• PROBLEM STATEMENT
Reproduce all of the listing below without alteration.

• DATASET CONTENT

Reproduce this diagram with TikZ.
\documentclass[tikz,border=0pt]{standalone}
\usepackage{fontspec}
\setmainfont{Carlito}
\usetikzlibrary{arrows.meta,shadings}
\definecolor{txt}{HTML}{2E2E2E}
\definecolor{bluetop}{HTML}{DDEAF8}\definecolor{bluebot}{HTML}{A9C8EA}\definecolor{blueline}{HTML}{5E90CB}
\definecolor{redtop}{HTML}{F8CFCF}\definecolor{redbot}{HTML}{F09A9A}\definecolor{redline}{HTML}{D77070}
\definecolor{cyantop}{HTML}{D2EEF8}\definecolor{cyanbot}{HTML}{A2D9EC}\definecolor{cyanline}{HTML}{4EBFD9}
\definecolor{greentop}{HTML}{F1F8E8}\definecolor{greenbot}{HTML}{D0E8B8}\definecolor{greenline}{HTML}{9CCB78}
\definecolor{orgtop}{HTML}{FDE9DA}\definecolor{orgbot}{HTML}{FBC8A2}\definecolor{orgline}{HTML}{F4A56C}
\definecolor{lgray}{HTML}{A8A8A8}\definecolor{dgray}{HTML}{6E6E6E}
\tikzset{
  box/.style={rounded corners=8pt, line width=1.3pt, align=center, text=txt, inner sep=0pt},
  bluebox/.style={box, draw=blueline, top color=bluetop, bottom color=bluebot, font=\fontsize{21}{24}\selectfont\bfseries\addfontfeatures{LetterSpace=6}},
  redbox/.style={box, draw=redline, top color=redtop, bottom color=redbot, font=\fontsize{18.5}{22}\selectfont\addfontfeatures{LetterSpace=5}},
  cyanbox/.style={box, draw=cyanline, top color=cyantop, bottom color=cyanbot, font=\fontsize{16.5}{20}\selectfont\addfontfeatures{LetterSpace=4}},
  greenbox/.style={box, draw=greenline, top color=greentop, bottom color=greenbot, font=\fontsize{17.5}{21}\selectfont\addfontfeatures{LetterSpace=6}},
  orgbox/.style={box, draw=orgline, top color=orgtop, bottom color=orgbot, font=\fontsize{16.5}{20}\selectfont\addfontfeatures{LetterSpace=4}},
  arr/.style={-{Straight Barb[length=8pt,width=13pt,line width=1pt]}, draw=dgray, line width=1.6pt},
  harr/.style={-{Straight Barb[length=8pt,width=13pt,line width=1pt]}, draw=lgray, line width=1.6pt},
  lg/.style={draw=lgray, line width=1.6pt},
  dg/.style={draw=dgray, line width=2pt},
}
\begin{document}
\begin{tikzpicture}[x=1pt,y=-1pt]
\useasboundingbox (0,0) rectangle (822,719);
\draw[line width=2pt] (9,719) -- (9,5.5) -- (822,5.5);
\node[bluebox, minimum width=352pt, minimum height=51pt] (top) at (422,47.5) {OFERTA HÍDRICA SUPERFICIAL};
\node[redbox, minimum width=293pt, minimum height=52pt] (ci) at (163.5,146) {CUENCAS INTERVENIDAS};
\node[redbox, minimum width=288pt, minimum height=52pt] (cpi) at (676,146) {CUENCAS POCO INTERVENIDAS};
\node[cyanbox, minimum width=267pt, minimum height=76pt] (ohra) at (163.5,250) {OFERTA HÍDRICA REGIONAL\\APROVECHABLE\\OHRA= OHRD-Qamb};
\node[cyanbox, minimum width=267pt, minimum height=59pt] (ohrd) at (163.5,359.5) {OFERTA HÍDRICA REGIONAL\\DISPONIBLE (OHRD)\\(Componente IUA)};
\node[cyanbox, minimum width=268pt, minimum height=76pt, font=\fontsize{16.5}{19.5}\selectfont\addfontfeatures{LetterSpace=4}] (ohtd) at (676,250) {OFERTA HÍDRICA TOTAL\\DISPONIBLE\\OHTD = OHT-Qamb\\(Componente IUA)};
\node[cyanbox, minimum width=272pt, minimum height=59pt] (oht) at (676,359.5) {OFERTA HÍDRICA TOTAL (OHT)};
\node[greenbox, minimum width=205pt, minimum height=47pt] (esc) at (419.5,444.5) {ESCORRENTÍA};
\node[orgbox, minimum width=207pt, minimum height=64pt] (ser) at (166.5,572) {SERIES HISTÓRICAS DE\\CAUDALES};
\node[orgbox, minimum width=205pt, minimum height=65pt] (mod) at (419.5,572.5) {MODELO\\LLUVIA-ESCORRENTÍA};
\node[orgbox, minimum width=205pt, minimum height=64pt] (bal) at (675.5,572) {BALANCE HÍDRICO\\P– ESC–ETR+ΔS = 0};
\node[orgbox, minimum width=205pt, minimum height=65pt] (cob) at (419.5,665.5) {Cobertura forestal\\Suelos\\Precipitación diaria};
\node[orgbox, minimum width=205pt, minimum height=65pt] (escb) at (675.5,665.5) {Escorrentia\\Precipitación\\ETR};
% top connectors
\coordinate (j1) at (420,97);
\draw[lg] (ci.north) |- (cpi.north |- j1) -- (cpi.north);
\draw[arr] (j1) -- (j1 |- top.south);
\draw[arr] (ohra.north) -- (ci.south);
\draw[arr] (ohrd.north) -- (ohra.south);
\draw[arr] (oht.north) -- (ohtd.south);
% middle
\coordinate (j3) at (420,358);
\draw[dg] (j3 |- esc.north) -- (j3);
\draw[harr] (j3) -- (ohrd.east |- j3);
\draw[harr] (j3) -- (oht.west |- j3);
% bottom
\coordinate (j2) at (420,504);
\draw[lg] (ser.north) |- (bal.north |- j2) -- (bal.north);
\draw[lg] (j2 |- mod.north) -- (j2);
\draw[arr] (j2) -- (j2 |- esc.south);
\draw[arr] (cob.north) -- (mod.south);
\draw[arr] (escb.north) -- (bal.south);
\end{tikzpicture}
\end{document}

• ANSWER TO THE EXERCISE
Reproduce this diagram with TikZ.
\documentclass[tikz,border=0pt]{standalone}
\usepackage{fontspec}
\setmainfont{Carlito}
\usetikzlibrary{arrows.meta,shadings}
\definecolor{txt}{HTML}{2E2E2E}
\definecolor{bluetop}{HTML}{DDEAF8}\definecolor{bluebot}{HTML}{A9C8EA}\definecolor{blueline}{HTML}{5E90CB}
\definecolor{redtop}{HTML}{F8CFCF}\definecolor{redbot}{HTML}{F09A9A}\definecolor{redline}{HTML}{D77070}
\definecolor{cyantop}{HTML}{D2EEF8}\definecolor{cyanbot}{HTML}{A2D9EC}\definecolor{cyanline}{HTML}{4EBFD9}
\definecolor{greentop}{HTML}{F1F8E8}\definecolor{greenbot}{HTML}{D0E8B8}\definecolor{greenline}{HTML}{9CCB78}
\definecolor{orgtop}{HTML}{FDE9DA}\definecolor{orgbot}{HTML}{FBC8A2}\definecolor{orgline}{HTML}{F4A56C}
\definecolor{lgray}{HTML}{A8A8A8}\definecolor{dgray}{HTML}{6E6E6E}
\tikzset{
  box/.style={rounded corners=8pt, line width=1.3pt, align=center, text=txt, inner sep=0pt},
  bluebox/.style={box, draw=blueline, top color=bluetop, bottom color=bluebot, font=\fontsize{21}{24}\selectfont\bfseries\addfontfeatures{LetterSpace=6}},
  redbox/.style={box, draw=redline, top color=redtop, bottom color=redbot, font=\fontsize{18.5}{22}\selectfont\addfontfeatures{LetterSpace=5}},
  cyanbox/.style={box, draw=cyanline, top color=cyantop, bottom color=cyanbot, font=\fontsize{16.5}{20}\selectfont\addfontfeatures{LetterSpace=4}},
  greenbox/.style={box, draw=greenline, top color=greentop, bottom color=greenbot, font=\fontsize{17.5}{21}\selectfont\addfontfeatures{LetterSpace=6}},
  orgbox/.style={box, draw=orgline, top color=orgtop, bottom color=orgbot, font=\fontsize{16.5}{20}\selectfont\addfontfeatures{LetterSpace=4}},
  arr/.style={-{Straight Barb[length=8pt,width=13pt,line width=1pt]}, draw=dgray, line width=1.6pt},
  harr/.style={-{Straight Barb[length=8pt,width=13pt,line width=1pt]}, draw=lgray, line width=1.6pt},
  lg/.style={draw=lgray, line width=1.6pt},
  dg/.style={draw=dgray, line width=2pt},
}
\begin{document}
\begin{tikzpicture}[x=1pt,y=-1pt]
\useasboundingbox (0,0) rectangle (822,719);
\draw[line width=2pt] (9,719) -- (9,5.5) -- (822,5.5);
\node[bluebox, minimum width=352pt, minimum height=51pt] (top) at (422,47.5) {OFERTA HÍDRICA SUPERFICIAL};
\node[redbox, minimum width=293pt, minimum height=52pt] (ci) at (163.5,146) {CUENCAS INTERVENIDAS};
\node[redbox, minimum width=288pt, minimum height=52pt] (cpi) at (676,146) {CUENCAS POCO INTERVENIDAS};
\node[cyanbox, minimum width=267pt, minimum height=76pt] (ohra) at (163.5,250) {OFERTA HÍDRICA REGIONAL\\APROVECHABLE\\OHRA= OHRD-Qamb};
\node[cyanbox, minimum width=267pt, minimum height=59pt] (ohrd) at (163.5,359.5) {OFERTA HÍDRICA REGIONAL\\DISPONIBLE (OHRD)\\(Componente IUA)};
\node[cyanbox, minimum width=268pt, minimum height=76pt, font=\fontsize{16.5}{19.5}\selectfont\addfontfeatures{LetterSpace=4}] (ohtd) at (676,250) {OFERTA HÍDRICA TOTAL\\DISPONIBLE\\OHTD = OHT-Qamb\\(Componente IUA)};
\node[cyanbox, minimum width=272pt, minimum height=59pt] (oht) at (676,359.5) {OFERTA HÍDRICA TOTAL (OHT)};
\node[greenbox, minimum width=205pt, minimum height=47pt] (esc) at (419.5,444.5) {ESCORRENTÍA};
\node[orgbox, minimum width=207pt, minimum height=64pt] (ser) at (166.5,572) {SERIES HISTÓRICAS DE\\CAUDALES};
\node[orgbox, minimum width=205pt, minimum height=65pt] (mod) at (419.5,572.5) {MODELO\\LLUVIA-ESCORRENTÍA};
\node[orgbox, minimum width=205pt, minimum height=64pt] (bal) at (675.5,572) {BALANCE HÍDRICO\\P– ESC–ETR+ΔS = 0};
\node[orgbox, minimum width=205pt, minimum height=65pt] (cob) at (419.5,665.5) {Cobertura forestal\\Suelos\\Precipitación diaria};
\node[orgbox, minimum width=205pt, minimum height=65pt] (escb) at (675.5,665.5) {Escorrentia\\Precipitación\\ETR};
% top connectors
\coordinate (j1) at (420,97);
\draw[lg] (ci.north) |- (cpi.north |- j1) -- (cpi.north);
\draw[arr] (j1) -- (j1 |- top.south);
\draw[arr] (ohra.north) -- (ci.south);
\draw[arr] (ohrd.north) -- (ohra.south);
\draw[arr] (oht.north) -- (ohtd.south);
% middle
\coordinate (j3) at (420,358);
\draw[dg] (j3 |- esc.north) -- (j3);
\draw[harr] (j3) -- (ohrd.east |- j3);
\draw[harr] (j3) -- (oht.west |- j3);
% bottom
\coordinate (j2) at (420,504);
\draw[lg] (ser.north) |- (bal.north |- j2) -- (bal.north);
\draw[lg] (j2 |- mod.north) -- (j2);
\draw[arr] (j2) -- (j2 |- esc.south);
\draw[arr] (cob.north) -- (mod.south);
\draw[arr] (escb.north) -- (bal.south);
\end{tikzpicture}
\end{document}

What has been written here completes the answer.